Hussey inspires Mumbai

Mike Hussey starred as Mumbai Indians added further misery to the 2014 season for Delhi Daredevils, winning by 15 runs at the Wankhede Stadium.

Hussey’s hit a sublime 56 from just 33 deliveries and looked booked for a much bigger score until being narrowly run out, but by then the damage had been done.

In complete control from the start, the Australian former Test star played some wonderful strokes in a knock that included two sixes and seven fours, sharing in an opening stand of 87 with Lendl Simmons (35 off 25 balls).

Although the Indians stuttered along after the demise of Hussey, they still posted an above-average 173 on what was a good pitch, and despite skipper Kevin Pietersen responding with a streaky 44 to get his team off to a flyer, the Daredevils were always chasing a lost cause.

Mumbai had originally made two changes to their line-up, leaving out both Krishmar Santokie and Pragyan Ojha, and bringing in Harbhajan Singh and Marchant de Lange, who played his first game of the season.

However, Praveen Kumar was injured after the toss but before the start of play and so the Indians were allowed to replace him with Ojha. Delhi replaced Mayank Agarwal and Mohammad Shami with Shahbaz Nadeem and Siddarth Kaul.

It was eight overs before the Daredevils got the breakthrough, Simmons lofting a flighted delivery from Imran Tahir to Parnell at deep cover for a very valuable 35 from just 25 deliveries.


Hussey was never seriously threatened before his run out, which ushered in a troubled second half of the innings for the home side.

The stage was set for Keiron Pollard, but despite smashing J P Duminy for a straight six off his first ball, he was soon on his way back to the dugout.

Left-armer Unadkat began to peg back Mumbai with the vital wickets of both Rohit Sharma (30) and Pollard (11) in the same over.

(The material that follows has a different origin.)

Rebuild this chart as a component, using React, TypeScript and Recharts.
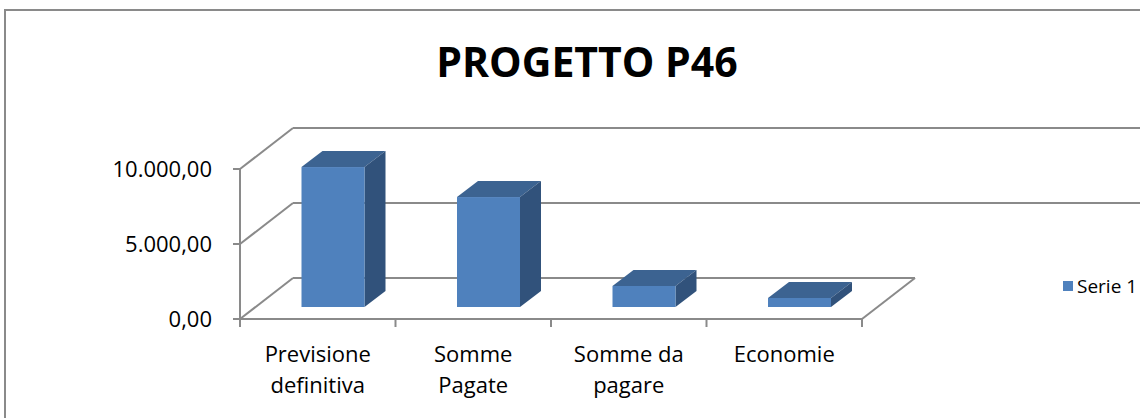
import { BarChart, Bar, XAxis, YAxis, CartesianGrid } from 'recharts';

const categories = ['Previsione\ndefinitiva', 'Somme\nPagate', 'Somme da\npagare', 'Economie'];
const serie1 = [9330, 7330, 1400, 600];
const yTicks = [0, 5000, 10000];

const data = categories.map((name, i) => ({ name, value: serie1[i] }));

const WIDTH = 1140;
const HEIGHT = 418;
const GRID = '#8a8a8a';
const FONT = '"Open Sans", sans-serif';

// perspective of the walls and of the bars
const WALL_DX = 53;
const WALL_DY = -41;
const BAR_SHIFT_X = 15.5;
const BAR_SHIFT_Y = -12;
const BAR_DX = 21;
const BAR_DY = -16;

const FRONT = '#4f81bd';
const TOP = '#3c6391';
const SIDE = '#31527b';

const fmt = (v: number) =>
  v.toLocaleString('it-IT', { minimumFractionDigits: 2, maximumFractionDigits: 2 });

function Bar3D(props: any) {
  const { x, y, width, height } = props;
  if (height == null || width == null) return null;
  const fx = x + BAR_SHIFT_X;
  const fy = y + BAR_SHIFT_Y;
  const r = fx + width;
  const b = fy + height;
  return (
    <g>
      <polygon
        points={`${fx},${fy} ${fx + BAR_DX},${fy + BAR_DY} ${r + BAR_DX},${fy + BAR_DY} ${r},${fy}`}
        fill={TOP}
      />
      <polygon
        points={`${r},${fy} ${r + BAR_DX},${fy + BAR_DY} ${r + BAR_DX},${b + BAR_DY} ${r},${b}`}
        fill={SIDE}
      />
      <rect x={fx} y={fy} width={width} height={height} fill={FRONT} />
    </g>
  );
}

function WallLine(props: any) {
  const { x1, x2, y1, index, points } = props;
  const y = y1;
  const isFloor = points ? y === Math.max(...points) : index === 0;
  const bx = x1 + WALL_DX;
  const by = y + WALL_DY;
  const n = categories.length;
  return (
    <g key={`wall-${index}`}>
      <line x1={x1} y1={y} x2={bx} y2={by} stroke={GRID} strokeWidth={2} />
      <line x1={bx} y1={by} x2={isFloor ? x2 + WALL_DX : WIDTH} y2={by} stroke={GRID} strokeWidth={2} />
      {isFloor && (
        <g>
          <line x1={x2} y1={y} x2={x2 + WALL_DX} y2={by} stroke={GRID} strokeWidth={2} />
          {Array.from({ length: n + 1 }).map((_, i) => {
            const tx = x1 + ((x2 - x1) * i) / n;
            return <line key={i} x1={tx} y1={y} x2={tx} y2={y + 8} stroke={GRID} strokeWidth={2} />;
          })}
        </g>
      )}
    </g>
  );
}

function CategoryTick(props: any) {
  const { x, y, payload } = props;
  const lines = String(payload.value).split('\n');
  return (
    <text x={x} y={y} textAnchor="middle" fill="#000" fontSize={22} fontFamily={FONT}>
      {lines.map((l, i) => (
        <tspan key={i} x={x} dy={i === 0 ? 43 : 31}>
          {l}
        </tspan>
      ))}
    </text>
  );
}

export default function App() {
  return (
    <div style={{ position: 'absolute', left: 0, top: 0, width: WIDTH, height: HEIGHT, background: '#fff', overflow: 'hidden' }}>
      <div
        style={{
          position: 'absolute',
          left: 4,
          top: 9,
          width: WIDTH + 20,
          height: HEIGHT + 20,
          border: `2px solid ${GRID}`,
          boxSizing: 'border-box',
        }}
      />
      <svg width={WIDTH} height={HEIGHT} style={{ position: 'absolute', left: 0, top: 0 }}>
        <text x={587} y={77} textAnchor="middle" fontFamily={FONT} fontWeight="bold" fontSize={41} fill="#000">
          PROGETTO P46
        </text>
        <rect x={1063} y={281} width={10} height={10} fill={FRONT} />
        <text x={1077} y={293} fontFamily={FONT} fontSize={19} fill="#000">
          Serie 1
        </text>
      </svg>
      <div style={{ position: 'absolute', left: 0, top: 0 }}>
        <BarChart
          width={WIDTH}
          height={HEIGHT}
          data={data}
          margin={{ top: 169, right: 278, bottom: 39, left: 140 }}
          barSize={63}
        >
          <CartesianGrid horizontal={WallLine} vertical={false} />
          <XAxis
            dataKey="name"
            height={60}
            axisLine={{ stroke: GRID, strokeWidth: 2 }}
            tickLine={false}
            tickSize={0}
            tickMargin={0}
            tick={CategoryTick}
            interval={0}
          />
          <YAxis
            width={100}
            domain={[0, 10000]}
            ticks={yTicks}
            tickFormatter={fmt}
            axisLine={{ stroke: GRID, strokeWidth: 2 }}
            tickLine={{ stroke: GRID, strokeWidth: 2 }}
            tickSize={7}
            tickMargin={21}
            tick={{ fill: '#000', fontSize: 22, fontFamily: FONT }}
          />
          <Bar dataKey="value" name="Serie 1" shape={Bar3D} isAnimationActive={false} />
        </BarChart>
      </div>
    </div>
  );
}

Tare countered briefly, with three boundaries in an eight-ball innings of 14, but he was the second of three further quick wickets to fall, the others being Rayudu and Harbhajan Singh, who both hit the ball straight to Vijay at long-off.

The collapse continued and eventually saw the Indians lose eight wickets for just 33 runs in 31 balls, so an innings that looked destined to total over 200 was cut short at 173. Much of the credit for that had to go to Tahir, whose 3-37 showed his propensity to bowl wicket-taking deliveries.

Pietersen led from the front in the Delhi run chase, riding his luck in hitting six boundaries and a six in his 44, before he was undone trying to switch-hit Harbhajan, who bowled him.

Dinesh Karthik, the other great hope for the Daredevils, soon followed his captain, bowled by de Lange while also trying to play a reverse-stroke.

Duminy and Tiwary came together with the score on 61-3 and proceeded to add 85 between them. While they were together there was an outside chance of victory, but the latter sliced an upper cut to Hussey off de Lange and, while Duminy’s unbeaten 45 came at a strike rate of over 155, he and his partners ran out of time.